# Old Coleman Heater



## modestmoose

I have a very old Coleman heater that uses Coleman fuel. I haven't been able to figure out how to light it. It does not have a pump up like my lantern and I don't see where to light it???? Any help??


----------



## cranky1

*colman heater*

if it is the green one with the rounded top, you pour alcohol around the top and light it. takes about 20 minutes to get going.


----------



## Nadine

Rubbing alcohol?


----------



## metalbasher

If it is the old catalytic style of Coleman heater, you fill it up then turn it over until you get a wet spot on the screen. Then you light that and capillary attraction takes over.
Don't use them in an closed space, like a sealed up tent. They use up all the air and "will" kill you. Always leave a window open a little so there is an exchange of air.


----------



## fj45lv

Hi all, Metalbasher is absolutely correct about the carbon monoxide killing you in an enclosed, unvented space. A cousin of mine died many years ago this way. He had just started a job as a security guard and it was his first night on the job. Fired one of these up in a car. Very sad. This typ of heater is best used where there is good ventilation. 
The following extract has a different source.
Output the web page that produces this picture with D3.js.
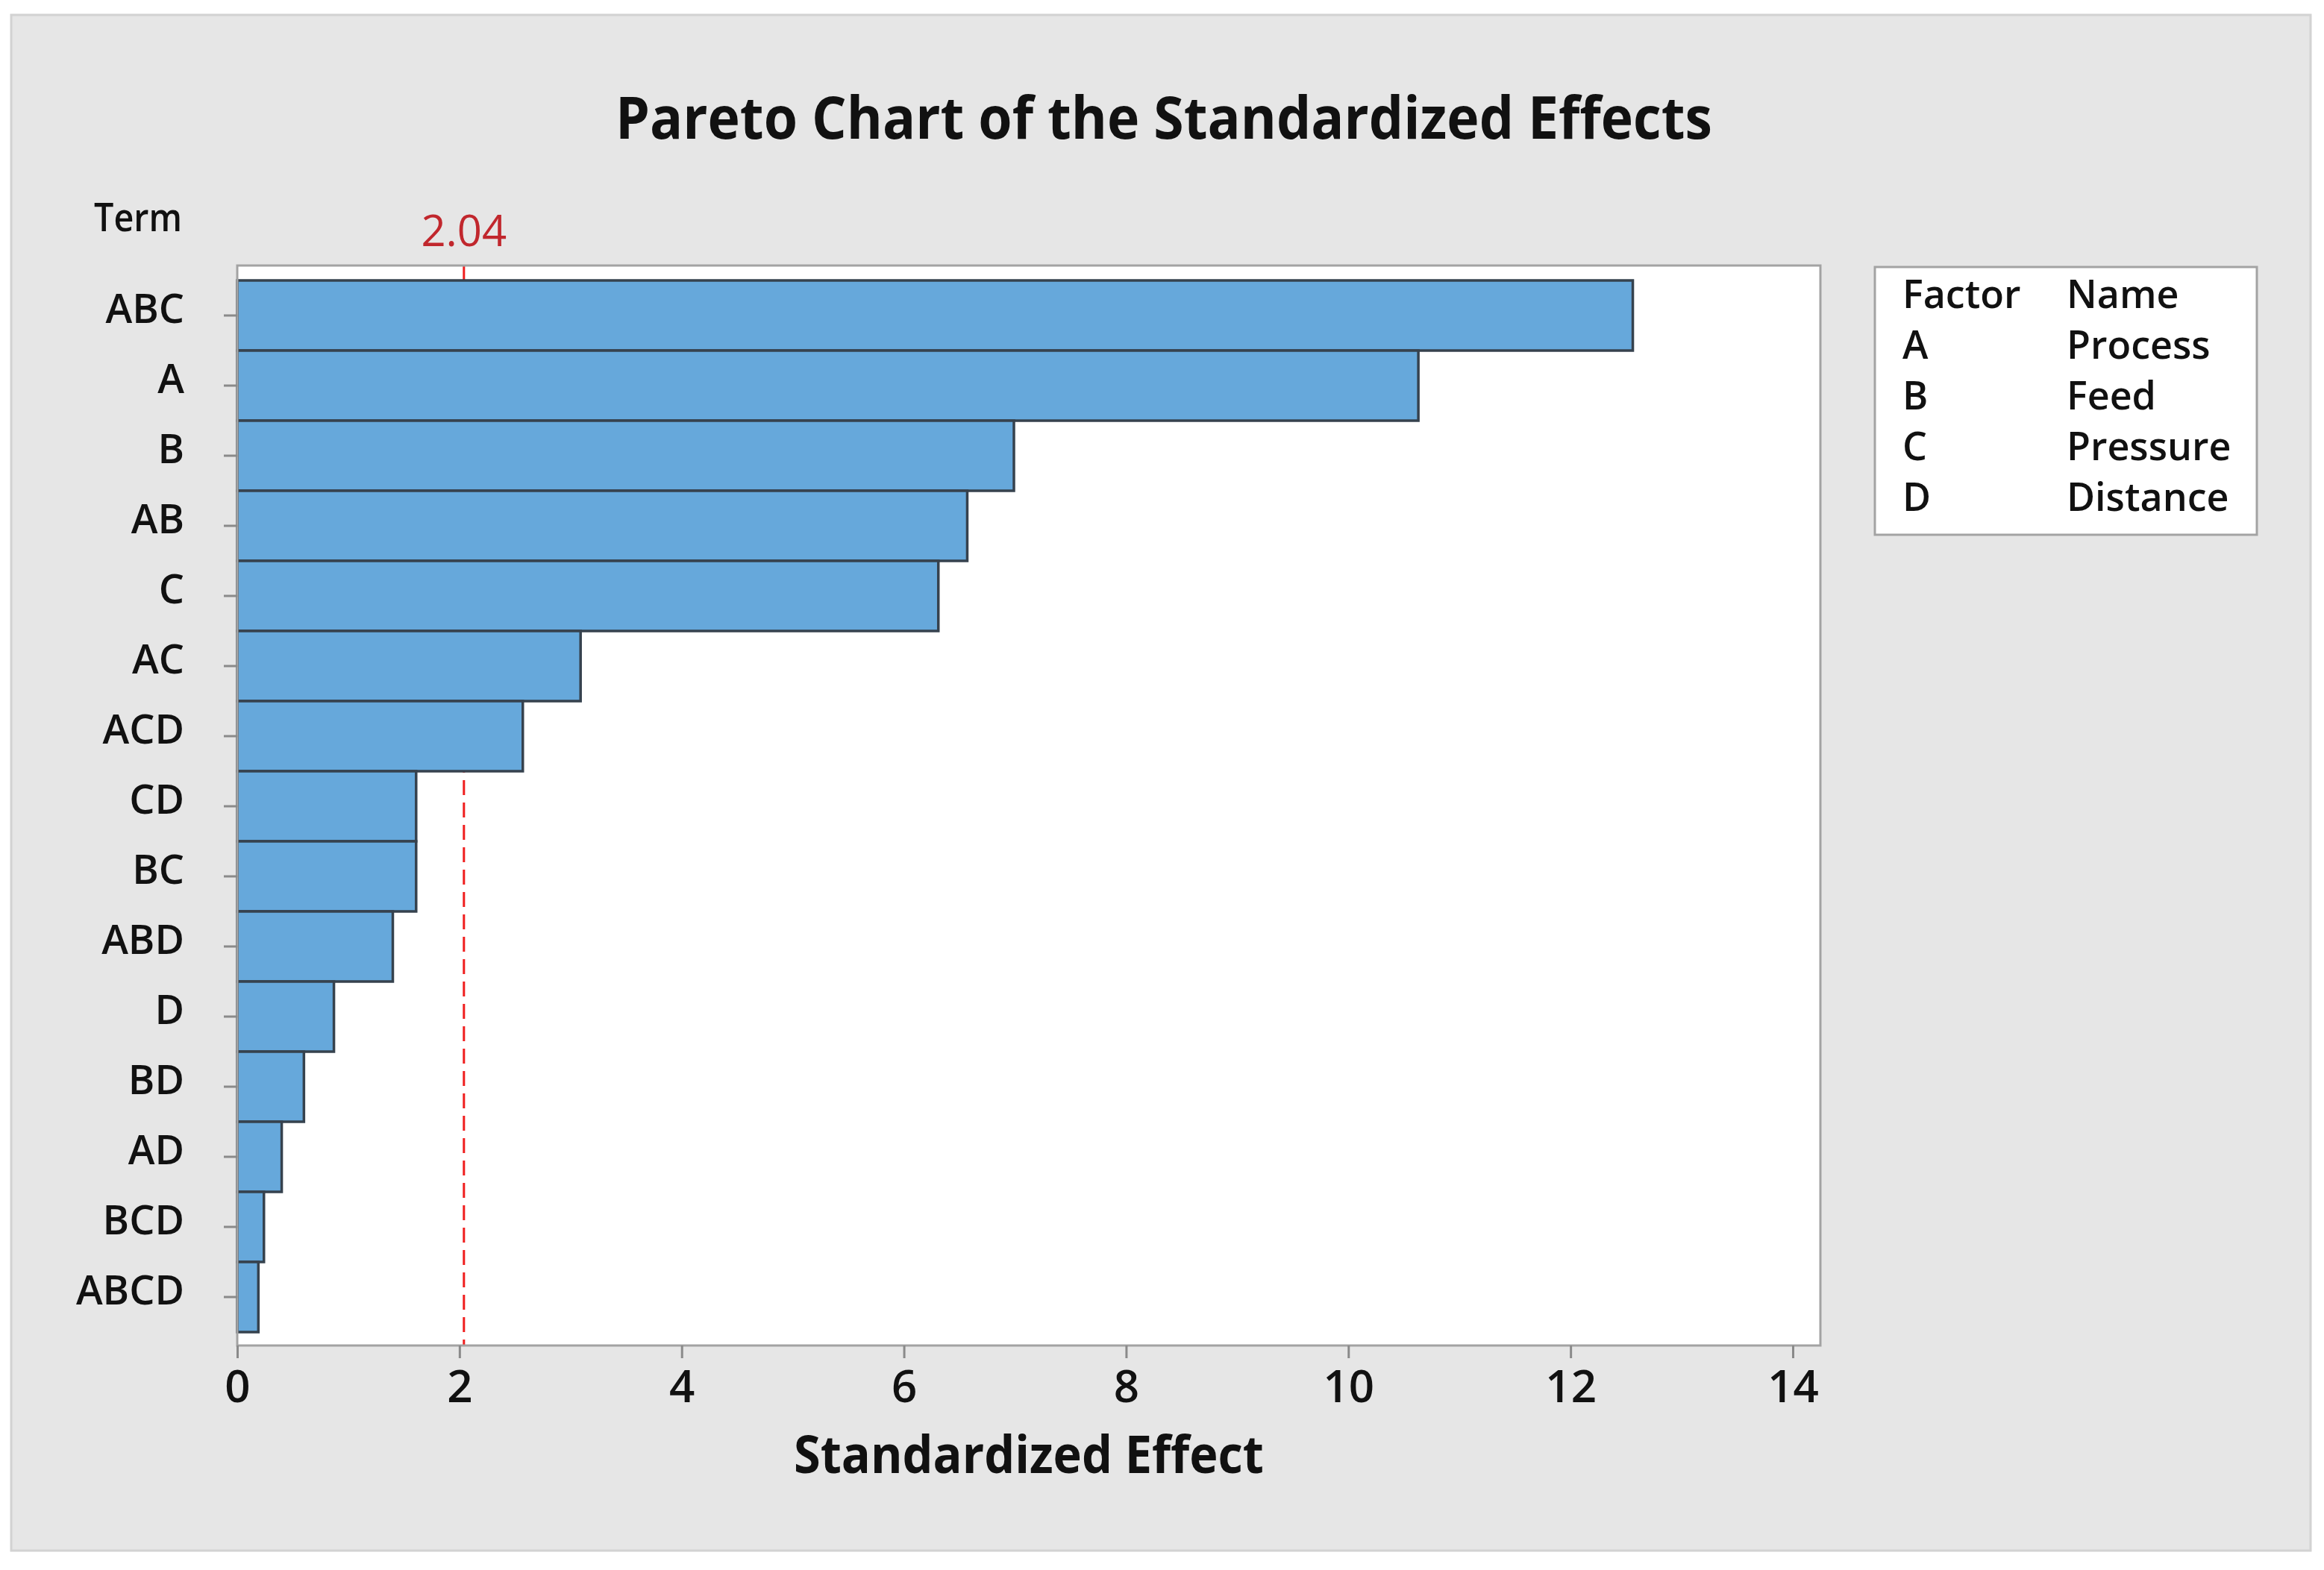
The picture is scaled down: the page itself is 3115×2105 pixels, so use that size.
<!DOCTYPE html>
<html>
<head>
<meta charset="utf-8">
<script src="https://cdn.jsdelivr.net/npm/d3@7"></script>
<style>
  body { margin: 0; background: #fff; }
  text { font-family: "Open Sans", "Noto Sans", sans-serif; fill: #111; }
</style>
</head>
<body>
<svg id="chart" width="3115" height="2105"></svg>
<script>
// terms sorted by effect, as in the chart
var terms = ["ABC", "A", "B", "AB", "C", "AC", "ACD", "CD", "BC", "ABD", "D", "BD", "AD", "BCD", "ABCD"];
var effects = [12.56, 10.63, 6.99, 6.57, 6.31, 3.09, 2.57, 1.61, 1.61, 1.40, 0.87, 0.60, 0.40, 0.24, 0.19];
var xTicks = [0, 2, 4, 6, 8, 10, 12, 14];
var critical = 2.04;
var factors = ["A", "B", "C", "D"];
var factorNames = ["Process", "Feed", "Pressure", "Distance"];

var svg = d3.select("#chart");

// gray panel
svg.append("rect")
    .attr("x", 15).attr("y", 20)
    .attr("width", 3082).attr("height", 2059)
    .style("fill", "#e6e6e6")
    .style("stroke", "#d2d2d2")
    .style("stroke-width", 3);

// plot frame
var frame = {left: 318, right: 2440, top: 356, bottom: 1804};

svg.append("rect")
    .attr("x", frame.left).attr("y", frame.top)
    .attr("width", frame.right - frame.left)
    .attr("height", frame.bottom - frame.top)
    .style("fill", "#fff");

var x = d3.scaleLinear().domain([0, 14]).range([frame.left, 2403]);
var y = d3.scaleBand().domain(terms).range([376, 1786]).padding(0);

// reference line first so the bars sit on top of it
svg.append("line")
    .attr("x1", x(critical)).attr("x2", x(critical))
    .attr("y1", frame.top).attr("y2", frame.bottom)
    .style("stroke", "#f01e1e")
    .style("stroke-width", 3)
    .style("stroke-dasharray", "20,10");

svg.append("g").selectAll("rect")
    .data(terms)
    .enter().append("rect")
    .attr("x", x(0))
    .attr("y", function(d) { return y(d); })
    .attr("width", function(d, i) { return x(effects[i]) - x(0); })
    .attr("height", y.bandwidth())
    .style("fill", "#66a8db")
    .style("stroke", "#36424e")
    .style("stroke-width", 3.5);

// frame border drawn over the bars
svg.append("rect")
    .attr("x", frame.left).attr("y", frame.top)
    .attr("width", frame.right - frame.left)
    .attr("height", frame.bottom - frame.top)
    .style("fill", "none")
    .style("stroke", "#a3a3a3")
    .style("stroke-width", 3);

// x axis
var gx = svg.append("g")
    .attr("transform", "translate(0," + frame.bottom + ")")
    .call(d3.axisBottom(x).tickValues(xTicks).tickSize(17).tickFormat(d3.format("d")));
gx.select(".domain").remove();
gx.selectAll(".tick line").style("stroke", "#8a8a8a").style("stroke-width", 3);
gx.selectAll(".tick text")
    .attr("y", 76).attr("dy", null)
    .style("font-size", "60px")
    .style("font-weight", 600)
    .style("fill", "#111");

// y axis
var gy = svg.append("g")
    .attr("transform", "translate(" + frame.left + ",0)")
    .call(d3.axisLeft(y).tickSize(18).tickPadding(53));
gy.select(".domain").remove();
gy.selectAll(".tick line").style("stroke", "#8a8a8a").style("stroke-width", 3);
gy.selectAll(".tick text")
    .attr("y", 10).attr("dy", null)
    .style("font-size", "54px")
    .style("font-weight", 600)
    .style("fill", "#111");

// titles
svg.append("text")
    .attr("x", 1560).attr("y", 186)
    .attr("text-anchor", "middle")
    .attr("textLength", 1470)
    .attr("lengthAdjust", "spacingAndGlyphs")
    .style("font-size", "78px")
    .style("font-weight", 700)
    .text("Pareto Chart of the Standardized Effects");

svg.append("text")
    .attr("x", 1379).attr("y", 1975)
    .attr("text-anchor", "middle")
    .attr("textLength", 630)
    .attr("lengthAdjust", "spacingAndGlyphs")
    .style("font-size", "70px")
    .style("font-weight", 700)
    .text("Standardized Effect");

svg.append("text")
    .attr("x", 126).attr("y", 310)
    .attr("textLength", 118)
    .attr("lengthAdjust", "spacingAndGlyphs")
    .style("font-size", "53px")
    .style("font-weight", 600)
    .text("Term");

svg.append("text")
    .attr("x", x(critical)).attr("y", 330)
    .attr("text-anchor", "middle")
    .style("font-size", "58px")
    .style("fill", "#c1272d")
    .text(critical.toFixed(2));

// factor legend
svg.append("rect")
    .attr("x", 2513).attr("y", 358)
    .attr("width", 512).attr("height", 359)
    .style("fill", "#fff")
    .style("stroke", "#a3a3a3")
    .style("stroke-width", 3);

var legendRows = [["Factor", "Name"]].concat(factors.map(function(f, i) { return [f, factorNames[i]]; }));
var lg = svg.append("g").selectAll("g")
    .data(legendRows)
    .enter().append("g")
    .attr("transform", function(d, i) { return "translate(0," + (413 + i * 68) + ")"; });
lg.append("text").attr("x", 2550).style("font-size", "52px").style("font-weight", 600).text(function(d) { return d[0]; });
lg.append("text").attr("x", 2770).style("font-size", "52px").style("font-weight", 600).text(function(d) { return d[1]; });
</script>
</body>
</html>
When you are cold you may turn to desperate measures, psychologically, a cold house or environment to most people is ver unsettling. I knew another guy that was unemployed with a wife and child. Fired up his CHARCOAL barbecue IN the house. They survivied.

Good idea to always have blankets, and heavier clothing to layer for a worst case scenario. Not comfortable, but uses no fuel, and is affordable, and is almost always available. 

Rubbing alcohol should not be used to start a catalytic heater, it, it is usually about 50% water.


----------



## telegramsam

Would a propane lantern also create alot of carbon monoxide?


----------



## rico567

I have the old green Coleman catalytic heater, a 5K BTU model, I believe. Used to belong to my uncle. It's quite handy, and should be used with Coleman fuel (also used to start it). I suspect it could be used with unleaded gasoline, i.e., I don't believe there'd be anything in it that would poison the catalyst, as the lead in the old-style gas would have. However, I've never used mine with anything except Coleman fuel. You fill the tank with the heater COLD, then you pour a few ounces of fuel on the dome and light it. That gets things going pretty quickly, and in 10 minutes or so you should have a nice glow in the dark from the dome and good heat. As has been mentioned, you never, EVER use any type of heater indoors that employs regular combustion, i.e, which uses oxygen. It will use up all the available oxygen, but the CO (carbon monoxide), produced by incomplete combustion as the oxygen supply dwindles, will probably kill you before you suffocate.


----------



## ovation

*coleman catalytic heater*

Catalytic heaters don't produce CO, they produce CO2 and H2O. They don't burn a flame, they oxidize their fuel at a temperature that doesn't break CO2 down to CO.


----------



## Magus

modestmoose said:


> I have a very old Coleman heater that uses Coleman fuel. I haven't been able to figure out how to light it. It does not have a pump up like my lantern and I don't see where to light it???? Any help??


This will sound like a stupid question,but what color is it?red or green?
If memory serves,the red ones were kerosene fuled,white gas will make them go boom!

If its green,it should be as simple as pumping it up and cracking the valve until you hear it hiss and putting fire to the element with a nice long match.


----------



## NativEdge2050

I have a Coleman 515A Heater, I have no gas or electricity and need heat. Can I use inside for a quick heat session?


----------



## Caribou

The first ambulance run, where I was in charge and the patient was dead before we arrived, was a case where he had used a coleman stove to heat with. Use an open flame at your own peril. I include in this any non vented appliance.

What happens is that as the weather turns cold people close up their accommodations tighter and tighter. A radiant heater, yes the ones that aren't supposed to produce CO, stoves of any kind, anything that uses combustion and is not vented is what I'm talking about. These things require oxygen to function. As long as they have adequate ventilation you are fine. If the place is too tight then the appliance reduces the O2 levels to the point where incomplete combustion occurs and CO is produced. Neither CO nor a reduced O2 content is a healthy situation.

I found a body in full rigor mortis and a room covered in soot from incomplete combustion. If you choose to heat with a flame then make sure there is adequate air exchange because the flame will not share the available oxygen with you.


----------



## TheLazyL

metalbasher said:


> If it is the old catalytic style of Coleman heater, you fill it up then turn it over until you get a wet spot on the screen. Then you light that and capillary attraction takes over...


 :ditto:

Metalbasher is correct.

And IF my memory is correct Coleman fuel is filtered white gas.


----------